Convert regs_{avail,dirty} and all related masks to "unsigned long" values
as an intermediate step towards declaring the fields as actual bitmaps, and
as a step toward support APX, which will push the total number of registers
beyond 32 on 64-bit kernels.

Opportunistically convert TDX's ULL bitmask to a UL to match everything
else (TDX is 64-bit only, so it's a nop in the end).

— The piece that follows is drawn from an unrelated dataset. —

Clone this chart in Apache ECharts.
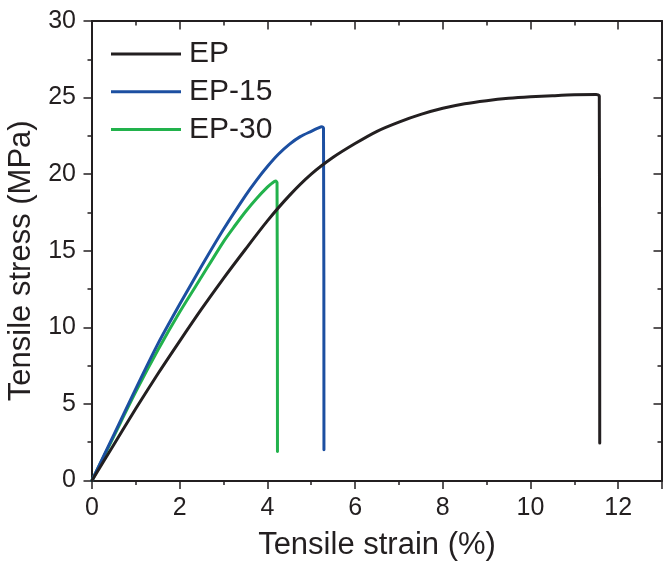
<!DOCTYPE html>
<html>
<head>
<meta charset="utf-8">
<script src="https://cdn.jsdelivr.net/npm/echarts@6/dist/echarts.min.js"></script>
<style>html,body{margin:0;padding:0;background:#fff}#c{width:663px;height:561px}</style>
</head>
<body>
<div id="c"></div>
<script>
// EP (black)
var epStrain = [0, 0.5, 1, 1.5, 2, 2.5, 3, 3.5, 4, 4.5, 5, 5.5, 6, 6.5, 7, 7.5, 8, 8.5, 9, 9.5, 10, 10.5, 11, 11.5, 11.57, 11.58];
var epStress = [0, 2.35, 4.7, 6.95, 9.1, 11.2, 13.2, 15.1, 16.95, 18.6, 20.0, 21.1, 22.0, 22.8, 23.4, 23.9, 24.3, 24.6, 24.8, 24.95, 25.05, 25.12, 25.18, 25.2, 25.1, 2.45];
// EP-15 (blue)
var ep15Strain = [0, 0.5, 1, 1.5, 2, 2.5, 3, 3.5, 3.75, 4, 4.25, 4.5, 4.75, 5, 5.15, 5.24, 5.28, 5.29];
var ep15Stress = [0, 3.0, 6.0, 8.9, 11.5, 14.0, 16.4, 18.6, 19.6, 20.5, 21.3, 21.95, 22.45, 22.8, 23.0, 23.1, 23.0, 2.0];
// EP-30 (green)
var ep30Strain = [0, 0.5, 1, 1.5, 2, 2.5, 3, 3.25, 3.5, 3.75, 4.0, 4.1, 4.19, 4.22, 4.23];
var ep30Stress = [0, 2.9, 5.8, 8.5, 11.0, 13.3, 15.6, 16.6, 17.55, 18.4, 19.15, 19.4, 19.55, 19.45, 1.9];

var seriesNames = ['EP', 'EP-15', 'EP-30'];
var seriesColors = ['#231f20', '#1c4fa1', '#22b24c'];
var xTicks = [0, 2, 4, 6, 8, 10, 12];
var yTicks = [0, 5, 10, 15, 20, 25, 30];

function pairs(xs, ys) { return xs.map(function (x, i) { return [x, ys[i]]; }); }
var allData = [pairs(epStrain, epStress), pairs(ep15Strain, ep15Stress), pairs(ep30Strain, ep30Stress)];

var axisColor = '#231f20';
var font = 'Liberation Sans, Arial, Helvetica, sans-serif';

var chart = echarts.init(document.getElementById('c'), null, {renderer: 'canvas'});
function tickStyle(inside) {
  return {
    axisTick: {show: true, inside: inside, length: 8.5, lineStyle: {color: axisColor, width: 1.5}},
    minorTick: {show: true, splitNumber: 2, length: 4.5, lineStyle: {color: axisColor, width: 1.5}}
  };
}
var baseX = {
  type: 'value', min: 0, max: 13, interval: 2,
  axisLine: {show: true, onZero: false, lineStyle: {color: axisColor, width: 2}},
  splitLine: {show: false}
};
var baseY = {
  type: 'value', min: 0, max: 30, interval: 5,
  axisLine: {show: true, onZero: false, lineStyle: {color: axisColor, width: 2}},
  splitLine: {show: false}
};

chart.setOption({
  animation: false,
  backgroundColor: '#fff',
  grid: {left: 92, top: 21, right: 1, bottom: 80.5, containLabel: false, outerBoundsMode: 'none'},
  legend: {
    orient: 'vertical', left: 111, top: 39, padding: 0,
    itemWidth: 70, itemHeight: 3, itemGap: 7.7, icon: 'rect',
    textStyle: {fontFamily: font, fontSize: 30, color: axisColor, lineHeight: 30, padding: [0, 0, 0, 3]},
    data: seriesNames
  },
  xAxis: [
    Object.assign({}, baseX, tickStyle(false), {
      position: 'bottom',
      name: 'Tensile strain (%)', nameLocation: 'middle', nameGap: 49,
      nameTextStyle: {fontFamily: font, fontSize: 31, color: axisColor},
      axisLabel: {show: true, margin: 15, fontFamily: font, fontSize: 25, color: axisColor,
        formatter: function (v) { return xTicks.indexOf(v) >= 0 ? String(v) : ''; }}
    }),
    Object.assign({}, baseX, tickStyle(true), {
      position: 'top',
      axisLabel: {show: false}
    })
  ],
  yAxis: [
    Object.assign({}, baseY, tickStyle(false), {
      position: 'left',
      name: 'Tensile stress (MPa)', nameLocation: 'middle', nameGap: 50, nameRotate: 90,
      nameTextStyle: {fontFamily: font, fontSize: 31, color: axisColor, padding: [0, 20, 0, 0]},
      axisLabel: {show: true, margin: 16, fontFamily: font, fontSize: 25, color: axisColor,
        formatter: function (v) { return yTicks.indexOf(v) >= 0 ? String(v) : ''; }}
    }),
    Object.assign({}, baseY, tickStyle(true), {
      position: 'right',
      axisLabel: {show: false}
    })
  ],
  series: seriesNames.map(function (n, i) {
    return {
      name: n, type: 'line', xAxisIndex: 0, yAxisIndex: 0,
      data: allData[i], smooth: 0.25, showSymbol: false, symbol: 'none',
      color: seriesColors[i],
      lineStyle: {color: seriesColors[i], width: 3, join: 'round', cap: 'round'},
      z: 3 - i
    };
  })
});
</script>
</body>
</html>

No functional change intended.

Signed-off-by: Sean Christopherson <seanjc@google.com>
---
 arch/x86/include/asm/kvm_host.h |  4 ++--
 arch/x86/kvm/kvm_cache_regs.h   |  4 ++--
 arch/x86/kvm/svm/svm.h          |  2 +-
 arch/x86/kvm/vmx/tdx.c          | 34 ++++++++++++++++-----------------
 arch/x86/kvm/vmx/vmx.h          | 20 +++++++++----------
 5 files changed, 32 insertions(+), 32 deletions(-)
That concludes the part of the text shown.